While the day of service originally stemmed from Leadership Long Beach’s mission, which is to meaningfully serve the city, the event has since grown into one of the largest Martin Luther King Jr. Day celebrations in Southern California, Child said.

“Symbolically, it really represents that ‘beloved community’ that Dr. King talked about, where everyone is cared for, and everyone has what they need to thrive, and people are in service to one another,” Mayor Rex Richardson told the Long Beach Post. “So that’s what we’re doing today, and it was great to come out and see so many people excited to continue on the legacy.”

Over at Salon Benders on Fourth Street, around 25 to 30 volunteers focused on beautifying the area by painting flower pots, planting succulents and cleaning up sidewalks and alleyways.

Unlike farther down Fourth Street on Retro Row and other pockets of Long Beach such as Downtown, the area where Salon Benders is situated is relatively unknown and does not have its own business improvement district, said Salon Benders founder and owner Jessica Santiago, who is also one of 33 members of this year’s Leadership Long Beach class.

“There’s 12 businesses right here on this block that no one really knows about. … We don’t even have a city trash can, we don’t have a crosswalk, we don’t get a lot of attention over here,” Santiago said. “The whole purpose of this project itself was originally to draw some attention to this part of the neighborhood, so that way we can maybe get some interest in businesses coming together, create a BID (Business Improvement District) or even having the city come around and giving us a city trash can.”

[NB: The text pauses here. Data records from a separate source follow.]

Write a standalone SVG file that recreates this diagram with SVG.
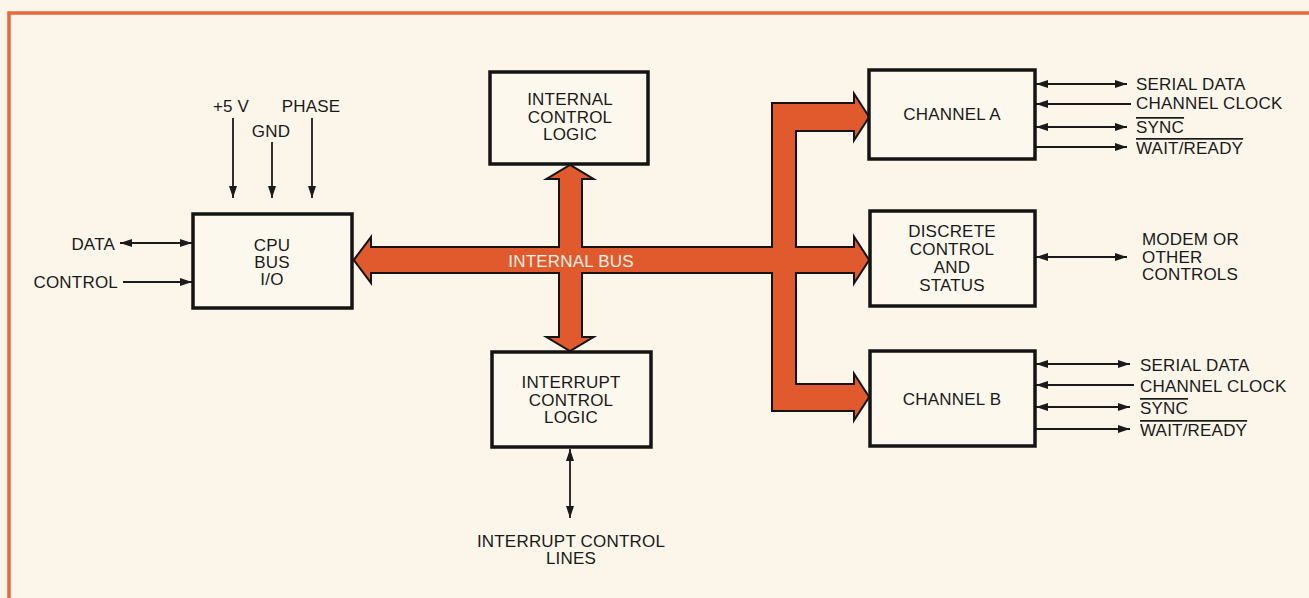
<svg xmlns="http://www.w3.org/2000/svg" width="1309" height="598" viewBox="0 0 1309 598">
<defs>
<marker id="ah" viewBox="0 0 12 8" refX="12" refY="4" markerWidth="12" markerHeight="8" markerUnits="userSpaceOnUse" orient="auto-start-reverse">
<path d="M0,0 L12,4 L0,8 z" fill="#1a1a1a"/>
</marker>
<style>
.bg{fill:#fcf6ea}
.frame{fill:none;stroke:#e8683a;stroke-width:3.5}
.box{fill:#fdf8ee;stroke:#141414;stroke-width:3.5}
.t{font-family:"Liberation Sans",Arial,sans-serif;font-size:17px;fill:#1a1a1a;letter-spacing:0.2px}
.c{text-anchor:middle}
.e{text-anchor:end}
.w{fill:#fdf1e4;font-size:17px}
.ln{fill:none;stroke:#1a1a1a;stroke-width:1.8}
.bi{marker-start:url(#ah);marker-end:url(#ah)}
.to{marker-end:url(#ah)}
.busO{fill:#141414;stroke:#141414;stroke-width:4;stroke-linejoin:miter}
.busF{fill:#e15a2d}
.ov{text-decoration:overline}
</style>
</defs>
<rect class="bg" x="0" y="0" width="1309" height="598"/>
<path class="frame" d="M9,598 V13 H1309"/>

<g id="connectors">
<g id="bus-outline" class="busO">
<path d="M355,260 L370,240 L370,248 L855,248 L855,240 L868,260 L855,280 L855,272 L370,272 L370,280 Z"/>
<path d="M570,166 L590,178 L581,178 L581,338 L590,338 L570,350 L550,338 L560,338 L560,178 L550,178 Z"/>
<path d="M773,104 L855,104 L855,97 L868,117 L855,137 L855,130 L795,130 L795,385 L855,385 L855,377 L868,397 L855,417 L855,410 L773,410 Z"/>
</g>
<g id="bus-fill" class="busF">
<path d="M355,260 L370,240 L370,248 L855,248 L855,240 L868,260 L855,280 L855,272 L370,272 L370,280 Z"/>
<path d="M570,166 L590,178 L581,178 L581,338 L590,338 L570,350 L550,338 L560,338 L560,178 L550,178 Z"/>
<path d="M773,104 L855,104 L855,97 L868,117 L855,137 L855,130 L795,130 L795,385 L855,385 L855,377 L868,397 L855,417 L855,410 L773,410 Z"/>
</g>
<text class="t c w" x="571" y="267">INTERNAL BUS</text>

<line class="ln to" x1="233" y1="118" x2="233" y2="198"/>
<line class="ln to" x1="272" y1="142" x2="272" y2="198"/>
<line class="ln to" x1="312" y1="118" x2="312" y2="198"/>
<line class="ln bi" x1="120" y1="243" x2="192" y2="243"/>
<line class="ln to" x1="123" y1="282" x2="192" y2="282"/>

<line class="ln bi" x1="1036" y1="84" x2="1127" y2="84"/>
<line class="ln" x1="1131" y1="104" x2="1036" y2="104" marker-end="url(#ah)"/>
<line class="ln bi" x1="1036" y1="127" x2="1127" y2="127"/>
<line class="ln to" x1="1036" y1="147" x2="1127" y2="147"/>

<line class="ln bi" x1="1036" y1="257" x2="1127" y2="257"/>

<line class="ln bi" x1="1036" y1="364" x2="1130" y2="364"/>
<line class="ln" x1="1134" y1="385" x2="1036" y2="385" marker-end="url(#ah)"/>
<line class="ln bi" x1="1036" y1="407" x2="1130" y2="407"/>
<line class="ln to" x1="1036" y1="429" x2="1130" y2="429"/>

<line class="ln bi" x1="570" y1="449" x2="570" y2="518"/>
</g>

<g id="labels">
<text class="t c" x="231" y="112">+5 V</text>
<text class="t c" x="271" y="137">GND</text>
<text class="t c" x="311" y="112">PHASE</text>
<text class="t e" x="115" y="250">DATA</text>
<text class="t e" x="118" y="288">CONTROL</text>
<text class="t" x="1136" y="90">SERIAL DATA</text>
<text class="t" x="1136" y="109">CHANNEL CLOCK</text>
<text class="t" x="1136" y="133"><tspan class="ov">SYNC</tspan></text>
<text class="t" x="1136" y="154"><tspan class="ov">WAIT/READY</tspan></text>
<text class="t" x="1142" y="245">MODEM OR</text>
<text class="t" x="1142" y="263">OTHER</text>
<text class="t" x="1142" y="280">CONTROLS</text>
<text class="t" x="1140" y="371">SERIAL DATA</text>
<text class="t" x="1140" y="392">CHANNEL CLOCK</text>
<text class="t" x="1140" y="414"><tspan class="ov">SYNC</tspan></text>
<text class="t" x="1140" y="436"><tspan class="ov">WAIT/READY</tspan></text>
<text class="t c" x="571" y="547">INTERRUPT CONTROL</text>
<text class="t c" x="571" y="564">LINES</text>
</g>

<g id="cpu">
<rect class="box" x="193" y="214" width="159" height="94"/>
<text class="t c" x="272" y="251">CPU</text>
<text class="t c" x="272" y="268">BUS</text>
<text class="t c" x="272" y="285">I/O</text>
</g>

<g id="internal-control">
<rect class="box" x="490" y="72" width="158" height="92"/>
<text class="t c" x="570" y="105">INTERNAL</text>
<text class="t c" x="570" y="123">CONTROL</text>
<text class="t c" x="570" y="140">LOGIC</text>
</g>

<g id="interrupt-control">
<rect class="box" x="492" y="352" width="159" height="95"/>
<text class="t c" x="571" y="388">INTERRUPT</text>
<text class="t c" x="571" y="406">CONTROL</text>
<text class="t c" x="571" y="423">LOGIC</text>
</g>

<g id="channel-a">
<rect class="box" x="869" y="70" width="166" height="89"/>
<text class="t c" x="952" y="120">CHANNEL A</text>
</g>

<g id="discrete">
<rect class="box" x="870" y="211" width="165" height="95"/>
<text class="t c" x="952" y="237">DISCRETE</text>
<text class="t c" x="952" y="255">CONTROL</text>
<text class="t c" x="952" y="273">AND</text>
<text class="t c" x="952" y="291">STATUS</text>
</g>

<g id="channel-b">
<rect class="box" x="870" y="351" width="165" height="95"/>
<text class="t c" x="952" y="405">CHANNEL B</text>
</g>
</svg>
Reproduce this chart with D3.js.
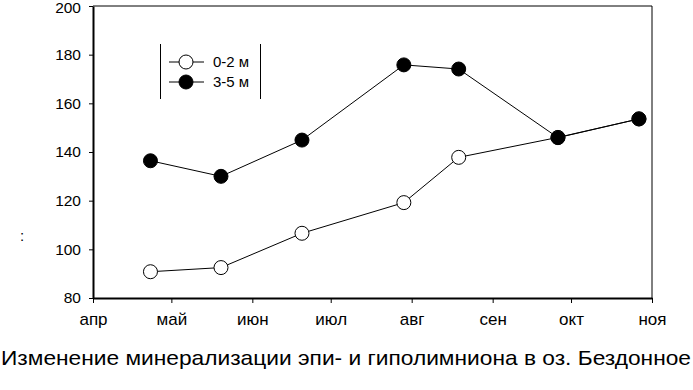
<!DOCTYPE html>
<html>
<head>
<meta charset="utf-8">
<script src="https://cdn.jsdelivr.net/npm/d3@7"></script>
<style>
  body { margin: 0; background: #fff; }
  text { font-family: "Liberation Sans", Arial, sans-serif; fill: #000; }
</style>
</head>
<body>
<div id="chart"></div>
<script>
// sampling dates and values
const dates = ["2001-04-23", "2001-05-20", "2001-06-20", "2001-07-29", "2001-08-19", "2001-09-26", "2001-10-27"];
const epi = [90.8, 92.5, 106.6, 119.2, 137.8, 146, 153.6];     // 0-2 м
const hypo = [136.4, 130, 144.9, 175.8, 174.1, 145.9, 153.6];  // 3-5 м
const monthLabels = ["апр", "май", "июн", "июл", "авг", "сен", "окт", "ноя"];
const yTicks = [80, 100, 120, 140, 160, 180, 200];
const seriesNames = ["0-2 м", "3-5 м"];

(function () {
    let width = 693, height = 390;
    let svg = d3.select("#chart")
        .append("svg")
        .attr("width", width)
        .attr("height", height);

    let parse = d3.timeParse("%Y-%m-%d");
    let monthDates = d3.timeMonth.range(parse("2001-04-01"), parse("2001-11-02"));

    let x = d3.scaleTime()
        .domain([parse("2001-04-01"), parse("2001-11-01")])
        .range([93, 652]);
    let y = d3.scaleLinear()
        .domain([80, 200])
        .range([298, 6]);

    // frame: thin top and right
    svg.append("path")
        .attr("d", `M93,6H652V298`)
        .attr("fill", "none")
        .attr("stroke", "black")
        .attr("stroke-width", 1);

    let xAxis = svg.append("g")
        .attr("transform", "translate(0,298)")
        .call(d3.axisBottom(x)
            .tickValues(monthDates)
            .tickSize(5)
            .tickSizeOuter(0)
            .tickFormat((d, i) => monthLabels[i]));
    xAxis.select(".domain").attr("stroke-width", 2);
    xAxis.selectAll("text")
        .attr("font-size", "17px")
        .attr("font-family", "Liberation Sans, Arial, sans-serif")
        .attr("dy", null)
        .attr("y", 27);

    let yAxis = svg.append("g")
        .attr("transform", "translate(93,0)")
        .call(d3.axisLeft(y)
            .tickValues(yTicks)
            .tickSize(4)
            .tickSizeOuter(0));
    yAxis.select(".domain").attr("stroke-width", 2);
    yAxis.selectAll("text")
        .attr("font-size", "15.5px")
        .attr("font-family", "Liberation Sans, Arial, sans-serif")
        .attr("x", -12);
    // top label sits against the edge; nudge it just inside
    yAxis.selectAll("text").filter(d => d === 200).attr("y", 2);

    let line = d3.line()
        .x(d => x(parse(d[0])))
        .y(d => y(d[1]));

    let series = [
        { name: seriesNames[0], values: dates.map((d, i) => [d, epi[i]]), fill: "white" },
        { name: seriesNames[1], values: dates.map((d, i) => [d, hypo[i]]), fill: "black" }
    ];

    series.forEach(s => {
        svg.append("path")
            .datum(s.values)
            .attr("d", line)
            .attr("fill", "none")
            .attr("stroke", "black")
            .attr("stroke-width", 1);
    });
    series.forEach(s => {
        svg.selectAll(null)
            .data(s.values)
            .enter()
            .append("circle")
            .attr("cx", d => x(parse(d[0])))
            .attr("cy", d => y(d[1]))
            .attr("r", 7)
            .attr("fill", s.fill)
            .attr("stroke", "black")
            .attr("stroke-width", 1);
    });

    // legend
    let lg = svg.append("g");
    lg.append("line").attr("x1", 160.5).attr("x2", 160.5).attr("y1", 44).attr("y2", 99).attr("stroke", "black");
    lg.append("line").attr("x1", 260.5).attr("x2", 260.5).attr("y1", 44).attr("y2", 99).attr("stroke", "black");
    series.forEach((s, i) => {
        let yy = 62 + i * 20;
        lg.append("line").attr("x1", 169).attr("x2", 204).attr("y1", yy).attr("y2", yy).attr("stroke", "black");
        lg.append("circle").attr("cx", 186).attr("cy", yy).attr("r", 7)
            .attr("fill", s.fill).attr("stroke", "black");
        lg.append("text").attr("x", 213).attr("y", yy + 5)
            .attr("font-size", "15px").text(s.name);
    });

    svg.append("text")
        .attr("x", 20).attr("y", 241)
        .attr("font-size", "15px")
        .text(":");

    svg.append("text")
        .attr("x", 1).attr("y", 365)
        .attr("font-size", "21px")
        .attr("textLength", 690)
        .attr("lengthAdjust", "spacingAndGlyphs")
        .text("Изменение минерализации эпи- и гиполимниона в оз. Бездонное");
})();
</script>
</body>
</html>
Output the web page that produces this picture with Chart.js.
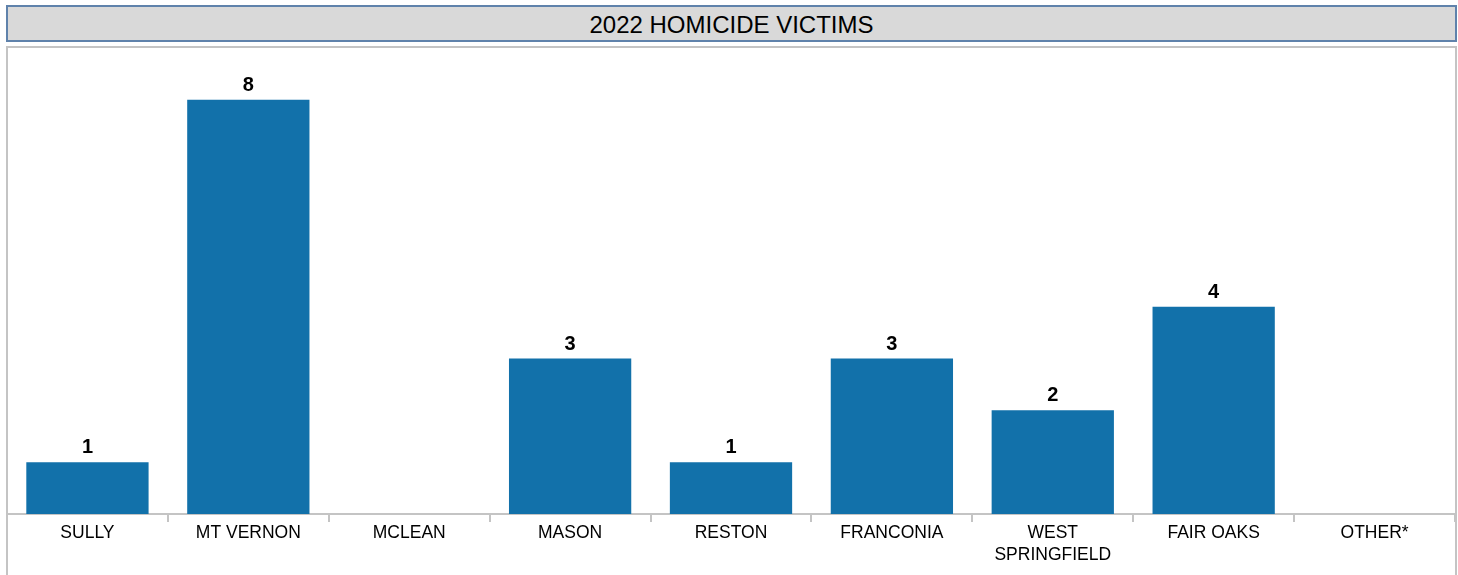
<!DOCTYPE html>
<html>
<head>
<meta charset="utf-8">
<script src="https://cdn.jsdelivr.net/npm/chart.js@4"></script>
<style>
  html, body { margin: 0; padding: 0; background: #fff; width: 1458px; height: 575px; overflow: hidden; }
  body { position: relative; font-family: "Liberation Sans", Arial, sans-serif; }
  #title {
    position: absolute; left: 6px; top: 5px; width: 1447px; height: 33px;
    background: #d9d9d9; border: 2px solid #5f82ab;
    text-align: center; font-size: 24px; line-height: 36px; color: #000;
  }
  #frame {
    position: absolute; left: 6px; top: 46px; width: 1447px; height: 560px;
    border: 2px solid #c4c4c4; background: #fff;
  }
  #wrap { position: absolute; left: 7px; top: 48px; width: 1448px; height: 527px; }
</style>
</head>
<body>
<div id="title">2022 HOMICIDE VICTIMS</div>
<div id="frame"></div>
<div id="wrap"><canvas id="chart" width="1448" height="527"></canvas></div>
<script>
'use strict';

// ── Data ──────────────────────────────────────────────────────────────────────
const districts = ['SULLY', 'MT VERNON', 'MCLEAN', 'MASON', 'RESTON', 'FRANCONIA',
                   ['WEST', 'SPRINGFIELD'], 'FAIR OAKS', 'OTHER*'];
const victims   = [1, 8, 0, 3, 1, 3, 2, 4, 0];
const yMax = 9;

// values drawn above each bar (skip zeros)
const barLabels = {
  id: 'barLabels',
  afterDatasetsDraw(chart) {
    const ctx = chart.ctx;
    const meta = chart.getDatasetMeta(0);
    ctx.save();
    ctx.font = 'bold 20px "Liberation Sans", Arial, sans-serif';
    ctx.fillStyle = '#000';
    ctx.textAlign = 'center';
    ctx.textBaseline = 'alphabetic';
    meta.data.forEach((bar, i) => {
      if (!victims[i]) return;
      ctx.fillText(String(victims[i]), bar.x, bar.y - 9);
    });
    ctx.restore();
  }
};

new Chart(document.getElementById('chart'), {
  type: 'bar',
  data: {
    labels: districts,
    datasets: [{
      data: victims,
      backgroundColor: '#1271aa',
      borderWidth: 0,
      categoryPercentage: 1,
      barPercentage: 0.76,
    }]
  },
  options: {
    responsive: false,
    animation: false,
    devicePixelRatio: 1,
    layout: { padding: { top: 0, left: 0, right: 0, bottom: 9 } },
    plugins: { legend: { display: false }, tooltip: { enabled: false } },
    scales: {
      y: { display: false, min: 0, max: yMax },
      x: {
        grid: {
          offset: true,
          drawOnChartArea: false,
          drawTicks: true,
          tickLength: 8,
          color: '#c4c4c4',
          lineWidth: 2,
        },
        border: { color: '#c4c4c4', width: 2 },
        ticks: {
          padding: 0,
          maxRotation: 0,
          autoSkip: false,
          color: '#000',
          font: { family: '"Liberation Sans", Arial, sans-serif', size: 17.5, lineHeight: 1.26 },
        }
      }
    }
  },
  plugins: [barLabels]
});
</script>
</body>
</html>
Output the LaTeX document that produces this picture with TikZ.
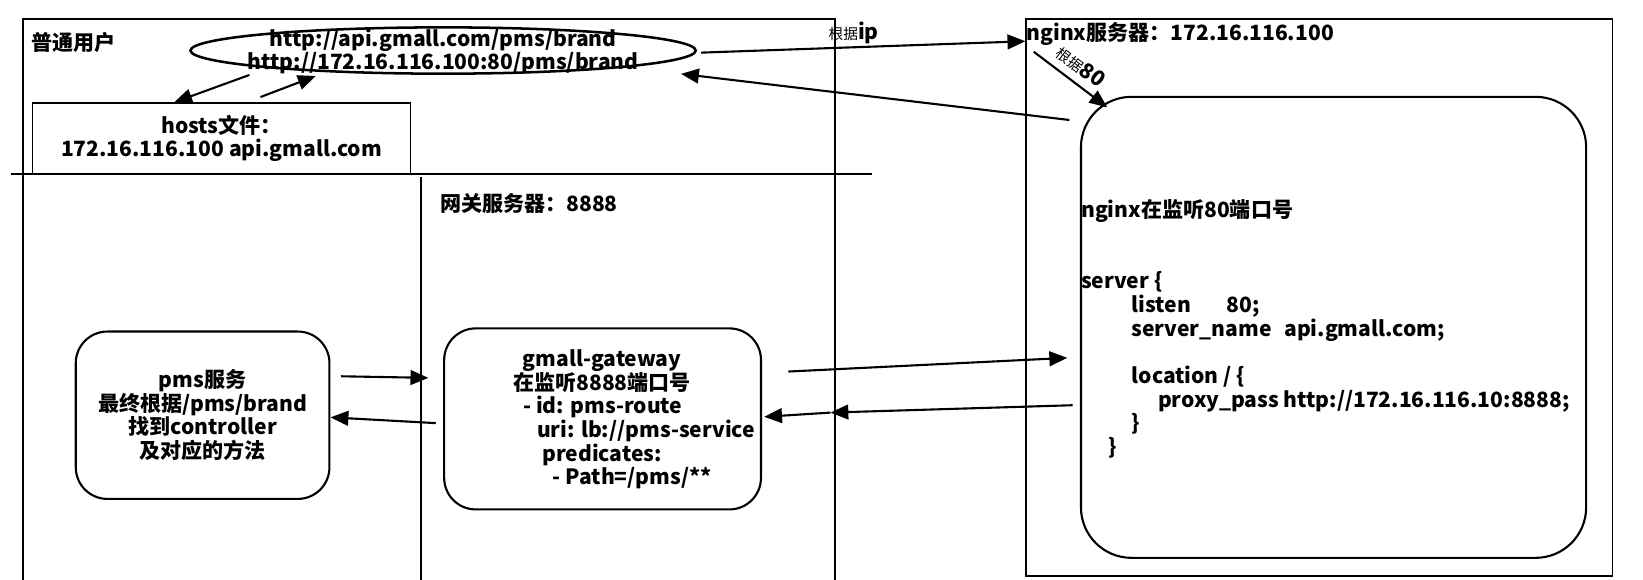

According to Councilmember Suely Saro, taking action on the day of service is a means to improve local neighborhoods, while ultimately working toward achieving economic justice and racial justice.

“These small steps, these services, add up to big actions collectively,” Saro said.

“What MLK stood for was equity, diversity and inclusion and also being kind, and that’s the biggest thing we’re trying to do,” said Nancy Luong of Leadership Long Beach. “Even if it’s something small like being kind to a stranger on the street, to something big, like a project or helping the community, the main purpose is to really be kind to each other, no matter who you are.”

Jackie Rae contributed to this report.

Editor’s note: This story has been updated to remove a photograph of a volunteer.